Task to complete: Return every line below as is, leaving out the pictures.

═════ Dataset section

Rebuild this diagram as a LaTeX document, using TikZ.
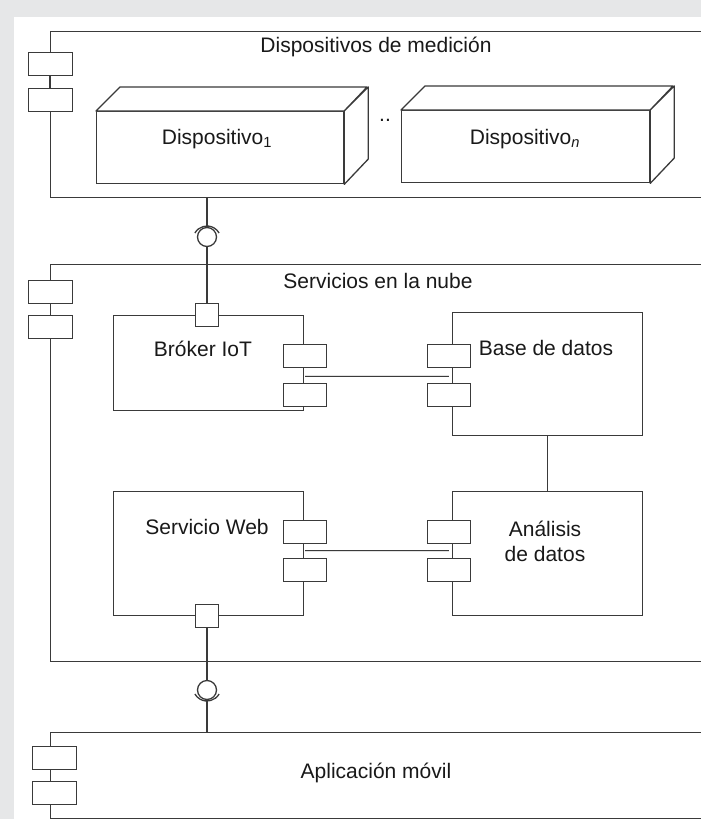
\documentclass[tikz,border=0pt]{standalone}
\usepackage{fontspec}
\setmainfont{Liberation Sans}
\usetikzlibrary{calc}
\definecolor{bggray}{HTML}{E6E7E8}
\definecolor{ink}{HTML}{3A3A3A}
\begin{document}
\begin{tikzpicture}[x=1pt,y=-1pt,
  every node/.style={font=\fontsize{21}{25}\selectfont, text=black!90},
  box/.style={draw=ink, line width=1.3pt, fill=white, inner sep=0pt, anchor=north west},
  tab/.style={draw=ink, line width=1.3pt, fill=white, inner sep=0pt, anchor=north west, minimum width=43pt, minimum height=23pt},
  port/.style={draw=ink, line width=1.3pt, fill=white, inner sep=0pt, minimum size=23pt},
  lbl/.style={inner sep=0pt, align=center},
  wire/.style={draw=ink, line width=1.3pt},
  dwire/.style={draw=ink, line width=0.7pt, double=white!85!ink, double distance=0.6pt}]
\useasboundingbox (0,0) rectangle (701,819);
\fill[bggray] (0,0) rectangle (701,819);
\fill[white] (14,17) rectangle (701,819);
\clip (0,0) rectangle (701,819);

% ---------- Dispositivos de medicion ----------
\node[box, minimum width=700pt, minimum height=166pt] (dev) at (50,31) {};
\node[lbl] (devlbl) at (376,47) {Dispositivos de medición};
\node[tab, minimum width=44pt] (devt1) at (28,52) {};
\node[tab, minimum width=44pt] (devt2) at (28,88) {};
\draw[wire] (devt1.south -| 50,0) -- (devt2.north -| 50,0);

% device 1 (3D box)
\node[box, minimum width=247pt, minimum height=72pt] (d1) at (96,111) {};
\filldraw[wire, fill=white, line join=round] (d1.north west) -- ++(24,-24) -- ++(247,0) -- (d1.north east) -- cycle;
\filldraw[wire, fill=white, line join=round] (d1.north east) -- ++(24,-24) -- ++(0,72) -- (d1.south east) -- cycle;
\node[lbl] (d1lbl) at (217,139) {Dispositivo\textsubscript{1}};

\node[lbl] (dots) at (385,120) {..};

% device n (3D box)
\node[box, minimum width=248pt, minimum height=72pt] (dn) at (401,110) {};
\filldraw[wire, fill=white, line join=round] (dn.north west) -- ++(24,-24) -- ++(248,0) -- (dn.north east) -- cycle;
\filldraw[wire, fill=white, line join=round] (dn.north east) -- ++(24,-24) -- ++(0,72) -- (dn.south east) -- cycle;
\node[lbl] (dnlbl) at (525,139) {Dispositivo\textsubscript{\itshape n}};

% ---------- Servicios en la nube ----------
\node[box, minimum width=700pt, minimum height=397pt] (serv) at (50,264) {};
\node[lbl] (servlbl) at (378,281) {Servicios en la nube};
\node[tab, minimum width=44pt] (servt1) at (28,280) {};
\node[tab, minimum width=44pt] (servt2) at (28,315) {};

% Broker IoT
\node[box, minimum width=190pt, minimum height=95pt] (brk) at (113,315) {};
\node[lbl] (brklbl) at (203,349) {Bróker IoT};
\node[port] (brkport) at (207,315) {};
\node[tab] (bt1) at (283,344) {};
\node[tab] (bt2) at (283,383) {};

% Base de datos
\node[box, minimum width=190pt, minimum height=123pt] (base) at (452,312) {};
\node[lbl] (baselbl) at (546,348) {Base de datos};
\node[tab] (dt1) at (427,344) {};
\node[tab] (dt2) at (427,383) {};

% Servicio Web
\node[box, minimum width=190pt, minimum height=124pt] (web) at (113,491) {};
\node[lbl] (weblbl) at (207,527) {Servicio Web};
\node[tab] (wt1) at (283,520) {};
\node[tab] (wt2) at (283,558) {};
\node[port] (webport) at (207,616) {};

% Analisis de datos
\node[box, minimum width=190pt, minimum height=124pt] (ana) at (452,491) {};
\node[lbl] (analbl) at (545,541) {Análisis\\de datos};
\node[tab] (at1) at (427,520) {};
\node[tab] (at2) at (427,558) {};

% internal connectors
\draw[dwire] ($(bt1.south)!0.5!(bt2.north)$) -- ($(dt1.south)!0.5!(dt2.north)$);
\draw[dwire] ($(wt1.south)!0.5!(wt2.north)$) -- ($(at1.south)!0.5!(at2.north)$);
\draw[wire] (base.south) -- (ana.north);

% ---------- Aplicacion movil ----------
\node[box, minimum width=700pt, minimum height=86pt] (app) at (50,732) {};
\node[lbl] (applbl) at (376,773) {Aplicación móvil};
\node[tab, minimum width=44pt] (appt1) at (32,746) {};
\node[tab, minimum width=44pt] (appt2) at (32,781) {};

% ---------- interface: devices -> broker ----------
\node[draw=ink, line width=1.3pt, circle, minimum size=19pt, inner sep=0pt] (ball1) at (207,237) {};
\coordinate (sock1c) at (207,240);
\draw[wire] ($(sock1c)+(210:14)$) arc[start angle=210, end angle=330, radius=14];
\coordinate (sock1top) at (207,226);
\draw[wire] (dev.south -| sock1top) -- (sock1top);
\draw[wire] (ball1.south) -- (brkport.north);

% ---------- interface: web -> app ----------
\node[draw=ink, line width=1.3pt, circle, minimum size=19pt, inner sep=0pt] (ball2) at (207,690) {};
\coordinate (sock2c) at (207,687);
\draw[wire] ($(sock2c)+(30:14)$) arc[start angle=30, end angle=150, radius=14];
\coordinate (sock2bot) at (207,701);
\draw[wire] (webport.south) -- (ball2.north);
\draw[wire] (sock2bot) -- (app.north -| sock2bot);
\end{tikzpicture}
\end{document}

══════════

Answer in full:
Rebuild this diagram as a LaTeX document, using TikZ.
\documentclass[tikz,border=0pt]{standalone}
\usepackage{fontspec}
\setmainfont{Liberation Sans}
\usetikzlibrary{calc}
\definecolor{bggray}{HTML}{E6E7E8}
\definecolor{ink}{HTML}{3A3A3A}
\begin{document}
\begin{tikzpicture}[x=1pt,y=-1pt,
  every node/.style={font=\fontsize{21}{25}\selectfont, text=black!90},
  box/.style={draw=ink, line width=1.3pt, fill=white, inner sep=0pt, anchor=north west},
  tab/.style={draw=ink, line width=1.3pt, fill=white, inner sep=0pt, anchor=north west, minimum width=43pt, minimum height=23pt},
  port/.style={draw=ink, line width=1.3pt, fill=white, inner sep=0pt, minimum size=23pt},
  lbl/.style={inner sep=0pt, align=center},
  wire/.style={draw=ink, line width=1.3pt},
  dwire/.style={draw=ink, line width=0.7pt, double=white!85!ink, double distance=0.6pt}]
\useasboundingbox (0,0) rectangle (701,819);
\fill[bggray] (0,0) rectangle (701,819);
\fill[white] (14,17) rectangle (701,819);
\clip (0,0) rectangle (701,819);

% ---------- Dispositivos de medicion ----------
\node[box, minimum width=700pt, minimum height=166pt] (dev) at (50,31) {};
\node[lbl] (devlbl) at (376,47) {Dispositivos de medición};
\node[tab, minimum width=44pt] (devt1) at (28,52) {};
\node[tab, minimum width=44pt] (devt2) at (28,88) {};
\draw[wire] (devt1.south -| 50,0) -- (devt2.north -| 50,0);

% device 1 (3D box)
\node[box, minimum width=247pt, minimum height=72pt] (d1) at (96,111) {};
\filldraw[wire, fill=white, line join=round] (d1.north west) -- ++(24,-24) -- ++(247,0) -- (d1.north east) -- cycle;
\filldraw[wire, fill=white, line join=round] (d1.north east) -- ++(24,-24) -- ++(0,72) -- (d1.south east) -- cycle;
\node[lbl] (d1lbl) at (217,139) {Dispositivo\textsubscript{1}};

\node[lbl] (dots) at (385,120) {..};

% device n (3D box)
\node[box, minimum width=248pt, minimum height=72pt] (dn) at (401,110) {};
\filldraw[wire, fill=white, line join=round] (dn.north west) -- ++(24,-24) -- ++(248,0) -- (dn.north east) -- cycle;
\filldraw[wire, fill=white, line join=round] (dn.north east) -- ++(24,-24) -- ++(0,72) -- (dn.south east) -- cycle;
\node[lbl] (dnlbl) at (525,139) {Dispositivo\textsubscript{\itshape n}};

% ---------- Servicios en la nube ----------
\node[box, minimum width=700pt, minimum height=397pt] (serv) at (50,264) {};
\node[lbl] (servlbl) at (378,281) {Servicios en la nube};
\node[tab, minimum width=44pt] (servt1) at (28,280) {};
\node[tab, minimum width=44pt] (servt2) at (28,315) {};

% Broker IoT
\node[box, minimum width=190pt, minimum height=95pt] (brk) at (113,315) {};
\node[lbl] (brklbl) at (203,349) {Bróker IoT};
\node[port] (brkport) at (207,315) {};
\node[tab] (bt1) at (283,344) {};
\node[tab] (bt2) at (283,383) {};

% Base de datos
\node[box, minimum width=190pt, minimum height=123pt] (base) at (452,312) {};
\node[lbl] (baselbl) at (546,348) {Base de datos};
\node[tab] (dt1) at (427,344) {};
\node[tab] (dt2) at (427,383) {};

% Servicio Web
\node[box, minimum width=190pt, minimum height=124pt] (web) at (113,491) {};
\node[lbl] (weblbl) at (207,527) {Servicio Web};
\node[tab] (wt1) at (283,520) {};
\node[tab] (wt2) at (283,558) {};
\node[port] (webport) at (207,616) {};

% Analisis de datos
\node[box, minimum width=190pt, minimum height=124pt] (ana) at (452,491) {};
\node[lbl] (analbl) at (545,541) {Análisis\\de datos};
\node[tab] (at1) at (427,520) {};
\node[tab] (at2) at (427,558) {};

% internal connectors
\draw[dwire] ($(bt1.south)!0.5!(bt2.north)$) -- ($(dt1.south)!0.5!(dt2.north)$);
\draw[dwire] ($(wt1.south)!0.5!(wt2.north)$) -- ($(at1.south)!0.5!(at2.north)$);
\draw[wire] (base.south) -- (ana.north);

% ---------- Aplicacion movil ----------
\node[box, minimum width=700pt, minimum height=86pt] (app) at (50,732) {};
\node[lbl] (applbl) at (376,773) {Aplicación móvil};
\node[tab, minimum width=44pt] (appt1) at (32,746) {};
\node[tab, minimum width=44pt] (appt2) at (32,781) {};

% ---------- interface: devices -> broker ----------
\node[draw=ink, line width=1.3pt, circle, minimum size=19pt, inner sep=0pt] (ball1) at (207,237) {};
\coordinate (sock1c) at (207,240);
\draw[wire] ($(sock1c)+(210:14)$) arc[start angle=210, end angle=330, radius=14];
\coordinate (sock1top) at (207,226);
\draw[wire] (dev.south -| sock1top) -- (sock1top);
\draw[wire] (ball1.south) -- (brkport.north);

% ---------- interface: web -> app ----------
\node[draw=ink, line width=1.3pt, circle, minimum size=19pt, inner sep=0pt] (ball2) at (207,690) {};
\coordinate (sock2c) at (207,687);
\draw[wire] ($(sock2c)+(30:14)$) arc[start angle=30, end angle=150, radius=14];
\coordinate (sock2bot) at (207,701);
\draw[wire] (webport.south) -- (ball2.north);
\draw[wire] (sock2bot) -- (app.north -| sock2bot);
\end{tikzpicture}
\end{document}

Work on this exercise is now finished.